▶ _GOAL OF THE EXERCISE_
Lines containing the string "this" are to be counted; report the number and nothing more.

(Plotting code records)

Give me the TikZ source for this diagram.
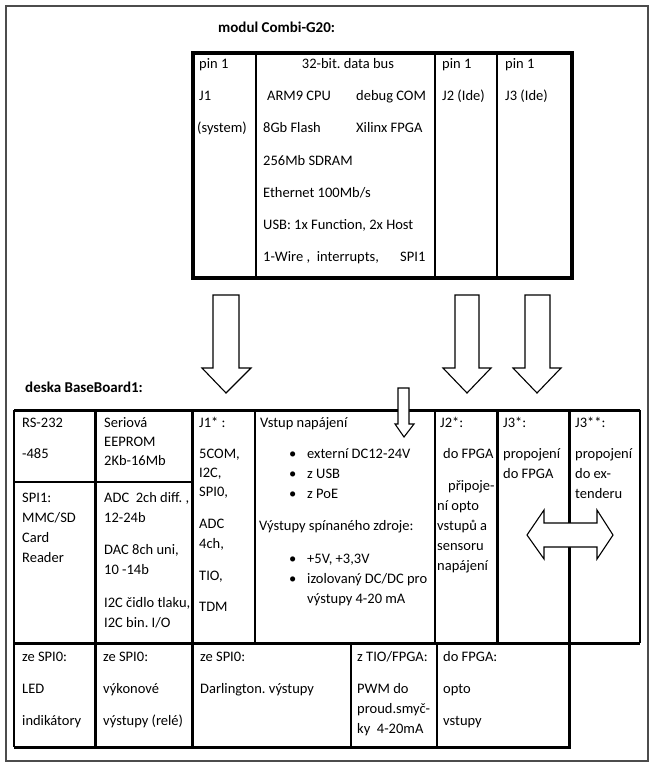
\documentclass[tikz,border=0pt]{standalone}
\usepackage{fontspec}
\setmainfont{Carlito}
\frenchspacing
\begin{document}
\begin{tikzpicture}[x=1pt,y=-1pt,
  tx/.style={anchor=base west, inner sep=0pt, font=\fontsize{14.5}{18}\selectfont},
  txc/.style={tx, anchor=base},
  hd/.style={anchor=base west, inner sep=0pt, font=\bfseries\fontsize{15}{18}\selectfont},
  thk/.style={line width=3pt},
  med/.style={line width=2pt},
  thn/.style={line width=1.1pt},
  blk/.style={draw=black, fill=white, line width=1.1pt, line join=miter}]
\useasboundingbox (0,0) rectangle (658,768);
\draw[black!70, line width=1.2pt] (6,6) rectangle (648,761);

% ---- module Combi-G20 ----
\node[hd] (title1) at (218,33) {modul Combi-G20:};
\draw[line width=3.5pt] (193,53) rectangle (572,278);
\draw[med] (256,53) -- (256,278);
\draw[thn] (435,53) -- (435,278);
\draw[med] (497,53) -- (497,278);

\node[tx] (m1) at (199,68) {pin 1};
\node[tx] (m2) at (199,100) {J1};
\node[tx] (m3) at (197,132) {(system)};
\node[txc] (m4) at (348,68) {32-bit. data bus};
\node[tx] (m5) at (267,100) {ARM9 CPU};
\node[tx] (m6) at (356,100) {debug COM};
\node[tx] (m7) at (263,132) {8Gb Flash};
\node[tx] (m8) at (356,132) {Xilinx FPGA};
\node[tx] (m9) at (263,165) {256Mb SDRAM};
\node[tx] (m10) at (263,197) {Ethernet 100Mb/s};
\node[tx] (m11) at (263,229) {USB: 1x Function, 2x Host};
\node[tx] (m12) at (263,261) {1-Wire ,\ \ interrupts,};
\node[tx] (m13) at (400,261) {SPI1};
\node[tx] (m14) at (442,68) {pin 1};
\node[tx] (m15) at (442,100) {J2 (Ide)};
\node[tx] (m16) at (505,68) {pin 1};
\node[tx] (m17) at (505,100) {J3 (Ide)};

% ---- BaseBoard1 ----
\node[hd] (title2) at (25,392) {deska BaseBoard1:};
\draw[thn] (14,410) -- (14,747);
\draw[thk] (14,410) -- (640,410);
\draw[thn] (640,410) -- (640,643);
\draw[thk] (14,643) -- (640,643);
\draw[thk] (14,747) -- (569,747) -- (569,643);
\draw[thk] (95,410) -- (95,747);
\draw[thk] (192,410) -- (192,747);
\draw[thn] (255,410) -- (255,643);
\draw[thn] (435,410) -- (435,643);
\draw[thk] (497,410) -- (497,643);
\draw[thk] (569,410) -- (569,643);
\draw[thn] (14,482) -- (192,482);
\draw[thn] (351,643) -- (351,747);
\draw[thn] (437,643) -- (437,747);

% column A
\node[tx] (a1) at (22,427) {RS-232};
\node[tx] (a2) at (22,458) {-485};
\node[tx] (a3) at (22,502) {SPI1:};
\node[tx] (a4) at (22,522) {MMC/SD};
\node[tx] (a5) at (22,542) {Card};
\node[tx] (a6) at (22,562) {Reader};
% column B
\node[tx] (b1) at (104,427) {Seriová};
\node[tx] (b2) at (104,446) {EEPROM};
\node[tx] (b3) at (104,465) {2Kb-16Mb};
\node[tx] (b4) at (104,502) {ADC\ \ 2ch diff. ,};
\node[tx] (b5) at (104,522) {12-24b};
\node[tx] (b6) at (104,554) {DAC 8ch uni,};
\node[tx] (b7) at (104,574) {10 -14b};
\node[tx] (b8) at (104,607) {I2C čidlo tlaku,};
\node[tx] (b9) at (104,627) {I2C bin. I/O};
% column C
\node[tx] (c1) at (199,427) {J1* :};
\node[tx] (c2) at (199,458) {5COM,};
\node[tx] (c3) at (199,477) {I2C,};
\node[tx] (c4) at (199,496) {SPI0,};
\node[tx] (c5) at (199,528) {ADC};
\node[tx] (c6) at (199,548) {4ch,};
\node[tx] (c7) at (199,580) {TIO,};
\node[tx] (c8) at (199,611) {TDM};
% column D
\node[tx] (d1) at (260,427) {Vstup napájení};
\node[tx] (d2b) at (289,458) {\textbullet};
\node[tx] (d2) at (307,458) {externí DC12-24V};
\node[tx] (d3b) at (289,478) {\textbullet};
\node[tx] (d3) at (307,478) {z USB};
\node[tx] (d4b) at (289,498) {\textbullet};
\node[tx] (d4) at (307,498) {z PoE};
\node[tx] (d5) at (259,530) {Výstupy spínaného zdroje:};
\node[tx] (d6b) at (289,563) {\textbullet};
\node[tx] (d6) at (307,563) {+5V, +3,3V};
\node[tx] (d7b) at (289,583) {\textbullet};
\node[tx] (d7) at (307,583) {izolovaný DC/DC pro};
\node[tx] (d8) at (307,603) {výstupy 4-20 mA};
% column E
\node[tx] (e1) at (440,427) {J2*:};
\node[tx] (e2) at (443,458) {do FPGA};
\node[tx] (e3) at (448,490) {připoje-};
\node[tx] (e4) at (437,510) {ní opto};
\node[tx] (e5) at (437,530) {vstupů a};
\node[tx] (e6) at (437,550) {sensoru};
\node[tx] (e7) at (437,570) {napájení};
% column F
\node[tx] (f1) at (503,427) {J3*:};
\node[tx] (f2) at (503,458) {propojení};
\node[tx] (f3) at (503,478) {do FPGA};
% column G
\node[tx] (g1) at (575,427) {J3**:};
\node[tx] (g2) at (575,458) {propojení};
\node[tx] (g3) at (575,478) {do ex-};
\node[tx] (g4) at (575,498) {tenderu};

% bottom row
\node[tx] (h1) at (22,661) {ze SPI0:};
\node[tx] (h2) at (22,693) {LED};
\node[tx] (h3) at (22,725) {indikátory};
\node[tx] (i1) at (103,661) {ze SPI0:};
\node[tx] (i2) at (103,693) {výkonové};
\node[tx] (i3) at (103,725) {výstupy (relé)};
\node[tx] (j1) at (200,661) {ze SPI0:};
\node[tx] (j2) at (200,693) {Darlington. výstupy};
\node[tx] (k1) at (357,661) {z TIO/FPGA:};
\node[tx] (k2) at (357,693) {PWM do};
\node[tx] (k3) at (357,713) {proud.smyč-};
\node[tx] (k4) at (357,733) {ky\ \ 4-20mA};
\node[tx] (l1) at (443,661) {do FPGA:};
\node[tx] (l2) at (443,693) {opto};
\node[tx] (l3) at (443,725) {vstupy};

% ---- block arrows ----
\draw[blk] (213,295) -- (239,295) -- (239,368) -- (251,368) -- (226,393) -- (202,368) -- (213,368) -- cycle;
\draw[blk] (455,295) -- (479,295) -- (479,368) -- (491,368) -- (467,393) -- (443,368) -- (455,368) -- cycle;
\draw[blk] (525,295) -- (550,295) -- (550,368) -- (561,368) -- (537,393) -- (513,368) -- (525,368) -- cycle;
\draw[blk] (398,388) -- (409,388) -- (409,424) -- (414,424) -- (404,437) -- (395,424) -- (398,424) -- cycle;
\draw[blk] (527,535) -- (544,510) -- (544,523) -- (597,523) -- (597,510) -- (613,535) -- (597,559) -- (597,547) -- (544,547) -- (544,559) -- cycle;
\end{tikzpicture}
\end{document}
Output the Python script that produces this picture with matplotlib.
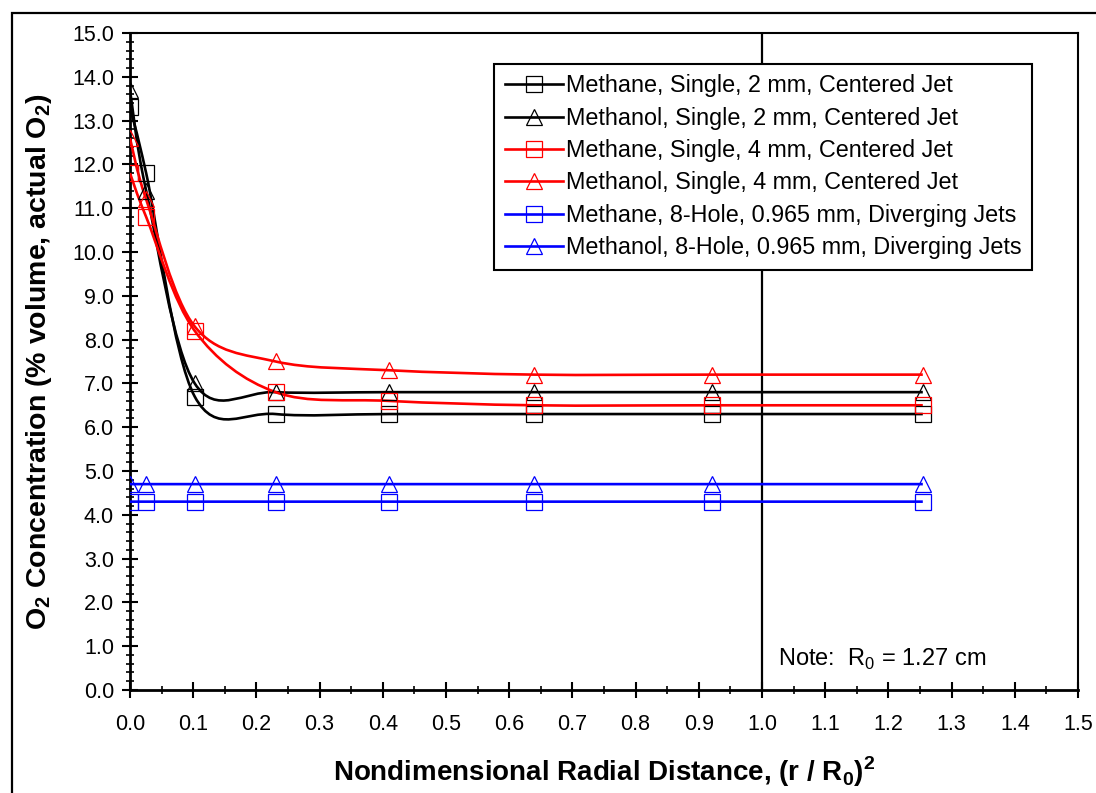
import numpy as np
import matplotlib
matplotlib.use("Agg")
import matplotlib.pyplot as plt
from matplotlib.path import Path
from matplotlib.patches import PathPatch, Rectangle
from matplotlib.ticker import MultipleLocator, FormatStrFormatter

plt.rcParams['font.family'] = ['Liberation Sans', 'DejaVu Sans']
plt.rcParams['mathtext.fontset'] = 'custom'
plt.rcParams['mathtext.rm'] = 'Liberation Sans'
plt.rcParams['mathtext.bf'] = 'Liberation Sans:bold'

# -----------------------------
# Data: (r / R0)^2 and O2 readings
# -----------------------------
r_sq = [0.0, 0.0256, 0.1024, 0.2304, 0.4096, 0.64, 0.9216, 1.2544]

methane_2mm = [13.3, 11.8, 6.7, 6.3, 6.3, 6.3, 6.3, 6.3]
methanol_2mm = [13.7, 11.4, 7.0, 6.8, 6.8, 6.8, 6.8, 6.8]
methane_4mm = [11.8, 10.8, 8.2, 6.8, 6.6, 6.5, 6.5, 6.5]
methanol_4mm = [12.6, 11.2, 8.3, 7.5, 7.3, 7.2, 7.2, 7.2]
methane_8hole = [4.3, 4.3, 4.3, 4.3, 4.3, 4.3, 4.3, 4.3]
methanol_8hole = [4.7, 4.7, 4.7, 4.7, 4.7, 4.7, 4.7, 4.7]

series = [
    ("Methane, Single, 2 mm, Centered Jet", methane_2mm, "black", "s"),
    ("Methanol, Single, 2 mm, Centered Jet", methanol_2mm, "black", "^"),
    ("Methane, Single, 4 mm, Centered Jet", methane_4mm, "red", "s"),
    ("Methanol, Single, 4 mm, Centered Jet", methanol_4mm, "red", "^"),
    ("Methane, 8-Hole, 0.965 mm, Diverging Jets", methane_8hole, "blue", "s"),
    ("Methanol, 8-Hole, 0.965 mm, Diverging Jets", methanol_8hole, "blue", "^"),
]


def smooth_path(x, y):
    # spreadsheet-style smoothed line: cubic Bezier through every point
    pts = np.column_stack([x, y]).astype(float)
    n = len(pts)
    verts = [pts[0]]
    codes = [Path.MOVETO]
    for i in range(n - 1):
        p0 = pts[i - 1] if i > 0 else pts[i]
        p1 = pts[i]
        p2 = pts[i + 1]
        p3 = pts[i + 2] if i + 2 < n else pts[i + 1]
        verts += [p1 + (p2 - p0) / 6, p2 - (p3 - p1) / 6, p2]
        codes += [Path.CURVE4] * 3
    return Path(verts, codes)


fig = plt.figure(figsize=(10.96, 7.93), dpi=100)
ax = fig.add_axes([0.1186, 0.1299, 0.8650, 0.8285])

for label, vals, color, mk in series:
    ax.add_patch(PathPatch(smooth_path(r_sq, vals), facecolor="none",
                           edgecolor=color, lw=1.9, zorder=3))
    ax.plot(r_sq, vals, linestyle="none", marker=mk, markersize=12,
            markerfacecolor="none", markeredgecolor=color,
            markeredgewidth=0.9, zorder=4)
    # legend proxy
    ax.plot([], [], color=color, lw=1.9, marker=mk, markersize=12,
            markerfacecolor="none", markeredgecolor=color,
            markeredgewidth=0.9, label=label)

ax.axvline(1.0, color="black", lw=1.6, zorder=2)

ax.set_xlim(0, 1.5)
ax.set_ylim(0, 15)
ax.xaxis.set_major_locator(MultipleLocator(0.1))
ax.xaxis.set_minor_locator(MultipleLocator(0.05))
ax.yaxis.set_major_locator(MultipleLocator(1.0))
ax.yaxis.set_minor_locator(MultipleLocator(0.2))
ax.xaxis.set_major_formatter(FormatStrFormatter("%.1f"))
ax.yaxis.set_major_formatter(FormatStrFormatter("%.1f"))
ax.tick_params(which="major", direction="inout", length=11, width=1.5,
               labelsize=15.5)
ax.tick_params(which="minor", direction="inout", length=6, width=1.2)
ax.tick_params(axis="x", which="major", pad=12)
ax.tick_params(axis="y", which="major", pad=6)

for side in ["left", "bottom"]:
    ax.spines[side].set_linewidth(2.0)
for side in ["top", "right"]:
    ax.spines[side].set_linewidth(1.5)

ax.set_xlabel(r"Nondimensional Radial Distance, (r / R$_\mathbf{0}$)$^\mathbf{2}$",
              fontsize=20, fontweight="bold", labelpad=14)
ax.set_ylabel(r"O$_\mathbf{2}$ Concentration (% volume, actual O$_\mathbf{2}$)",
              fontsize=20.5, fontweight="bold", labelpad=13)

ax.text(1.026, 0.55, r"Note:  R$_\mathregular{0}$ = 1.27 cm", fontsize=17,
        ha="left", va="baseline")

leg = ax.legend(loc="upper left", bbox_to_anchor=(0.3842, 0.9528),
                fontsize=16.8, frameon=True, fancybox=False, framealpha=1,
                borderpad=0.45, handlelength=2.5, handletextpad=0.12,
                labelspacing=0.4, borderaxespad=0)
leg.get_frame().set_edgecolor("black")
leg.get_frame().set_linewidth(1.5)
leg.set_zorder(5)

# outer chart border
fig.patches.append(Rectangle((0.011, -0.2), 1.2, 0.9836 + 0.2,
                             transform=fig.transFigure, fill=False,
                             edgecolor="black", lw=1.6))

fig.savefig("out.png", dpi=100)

▶ _TASK RESPONSE_
2